Survey Data

Reg No

50010736


Rating

Regional


Categories of Special Interest

Architectural


Original Use

House


In Use As

Apartment/flat (converted)


Date

1785 - 1805


Coordinates

315874, 235733


Date Recorded

05/09/2011


Date Updated

--/--/--


Description

Terraced three-storey former house over raised basement, built c.1795, as one of pair, with three-bay ground floor and basement, two-bay upper floors, two-storey return to rear. Now in multiple occupancy. Pitched artificial slate roof, hipped to west end and gabled to rear elevation, with clay ridge tiles, brick chimneystack on party wall to south and second stack to return, behind parapet with granite coping.
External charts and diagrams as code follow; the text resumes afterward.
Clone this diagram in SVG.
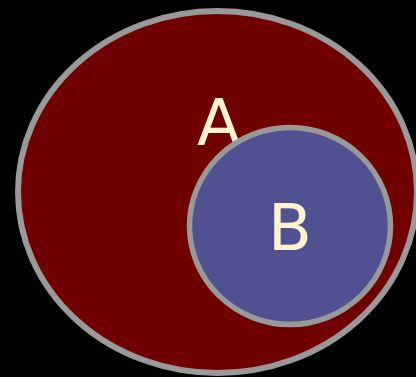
<svg xmlns="http://www.w3.org/2000/svg" width="416" height="377" viewBox="0 0 416 377">
<style>
.set{stroke:#999999}
.lbl{font-family:"DejaVu Sans",sans-serif;font-size:64px;fill:#fff2cc;text-anchor:middle}
</style>
<rect width="416" height="377" fill="#000000"/>
<g id="A">
<ellipse class="set" cx="217.5" cy="192" rx="199.5" ry="181" fill="#700000" stroke-width="6"/>
<text class="lbl" x="219" y="145">A</text>
</g>
<g id="B">
<ellipse class="set" cx="290" cy="226" rx="100.5" ry="98.5" fill="#4f5190" stroke-width="5.5"/>
<text class="lbl" x="290" y="250">B</text>
</g>
<g id="connectors"/>
</svg>
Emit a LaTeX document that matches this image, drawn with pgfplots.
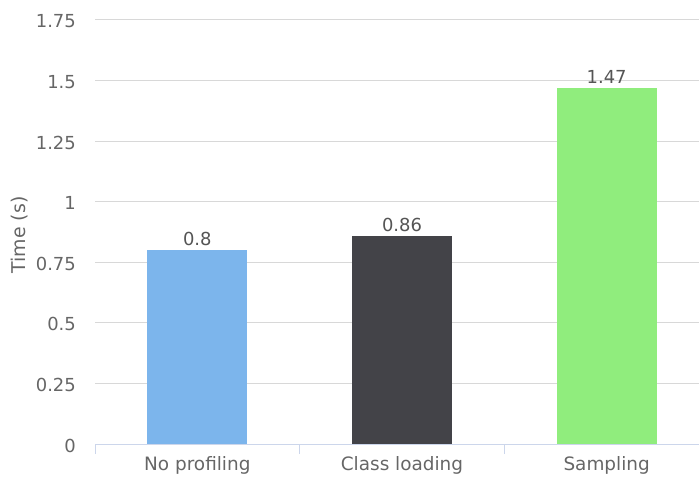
\documentclass[border=0pt]{standalone}
\usepackage{pgfplots}
\pgfplotsset{compat=1.18}
\usepackage{fontspec}
\setmainfont{DejaVu Sans}

\definecolor{barblue}{HTML}{7CB5EC}
\definecolor{bardark}{HTML}{434348}
\definecolor{bargreen}{HTML}{90ED7D}
\definecolor{gridc}{HTML}{D8D8D8}
\definecolor{axisc}{HTML}{CCD6EB}
\definecolor{labelc}{HTML}{666666}
\definecolor{valuec}{HTML}{555555}

\begin{document}
\begin{tikzpicture}
\useasboundingbox (0,0) rectangle (699bp,477bp);
\begin{axis}[
  at={(95bp,33bp)}, anchor=south west,
  scale only axis,
  width=614bp, height=424bp,
  ybar,
  bar width=100bp,
  xmin=-0.5, xmax=2.5,
  ymin=0, ymax=1.75,
  enlargelimits=false,
  xtick={0,1,2},
  xticklabels={No profiling, Class loading, Sampling},
  minor xtick={-0.5,0.5,1.5},
  ytick={0,0.25,0.5,0.75,1,1.25,1.5,1.75},
  yticklabels={0,0.25,0.5,0.75,1,1.25,1.5,1.75},
  axis x line*=bottom,
  axis y line*=left,
  x axis line style={draw=axisc, line width=1bp},
  y axis line style={draw=none},
  tick align=outside,
  major tick length=0pt,
  minor tick length=10bp,
  minor tick style={draw=axisc, line width=1bp},
  ymajorgrids,
  major grid style={draw=gridc, line width=1bp},
  /pgf/number format/assume math mode=true,
  tick label style={font=\fontsize{18}{20}\selectfont, text=labelc},
  xticklabel style={anchor=base, inner sep=0pt, yshift=-26bp,
    font=\fontsize{18.5}{20}\selectfont},
  yticklabel style={anchor=east, inner sep=0pt, xshift=-19bp, yshift=-1.5bp},
  ylabel={Time (s)},
  every axis y label/.style={at={(axis description cs:-0.1221,0.493)},
    rotate=90, anchor=center, font=\fontsize{19}{20}\selectfont, text=labelc},
  nodes near coords,
  every node near coord/.append style={font=\fontsize{18}{20}\selectfont,
    text=valuec, anchor=south, inner sep=0pt, yshift=4bp},
]
\addplot[fill=barblue, draw=none, bar shift=0pt] coordinates {(0,0.8)};
\addplot[fill=bardark, draw=none, bar shift=0pt] coordinates {(1,0.86)};
\addplot[fill=bargreen, draw=none, bar shift=0pt] coordinates {(2,1.47)};
\end{axis}
\end{tikzpicture}
\end{document}
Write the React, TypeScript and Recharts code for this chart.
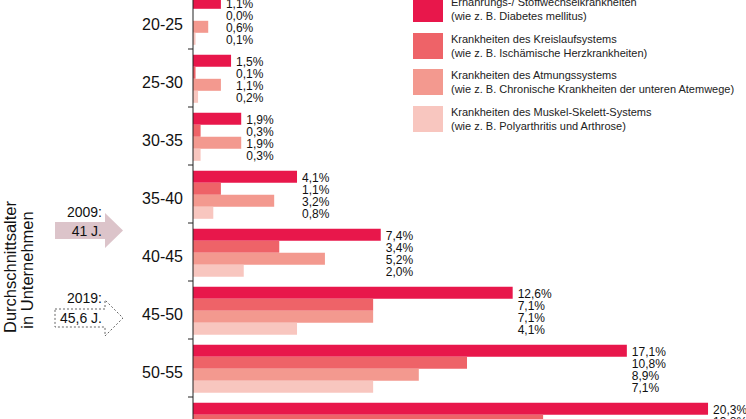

Replacement uPVC hopper to cast-iron downpipe breaking through parapet. Red-brown brick walls laid in flush-pointed Flemish bond, with painted render to basement level. Painted roughcast render to rear elevation. Gauged flat-arch window openings with painted rendered reveals, painted stone sills and replacement uPVC timber sliding sash windows. Flat arches to second floor rebuilt. Rear elevation has replacement uPVC windows throughout. Segmental-headed door opening with painted render reveals, replacement timber door, and plain fanlight. Basement enclosed by rendered plinth wall and bounded by replacement steel railing on rendered wall with granite capping, with one step up at pedestrian entrance flanked by original rendered piers with stepped shallow pyramidal granite capping, gate missing. Three ramped concrete steps to main door. Garden to front, now concreted over. Single-storey shallow pitched roof to masonry shed to rear of property opening directly to Dorset Lane.

Appraisal

This house forms part of one of the oldest terraces on the North Circular Road. The North Circular Road, which encircles the north side of the city centre in a tree-lined embrace, was laid out in response to an Act of 1763, after a slow start, in the 1780s. The terrace is now predominantly surrounded by late Victorian terraces. This house, despite alterations, survives largely intact. The varied fenestration of the group adds character and interest to what are otherwise standard, Georgian-style house types. The doorcase and fanlight add decorative detailing to the classically restrained facades. The boundary treatment, which includes wrought and cast-iron railings, pedestrian gates and rendered piers, contributes significantly to the setting. The house forms part of a pleasing group of late Georgian-style houses in a streetscape that is predominantly composed of Victorian building stock.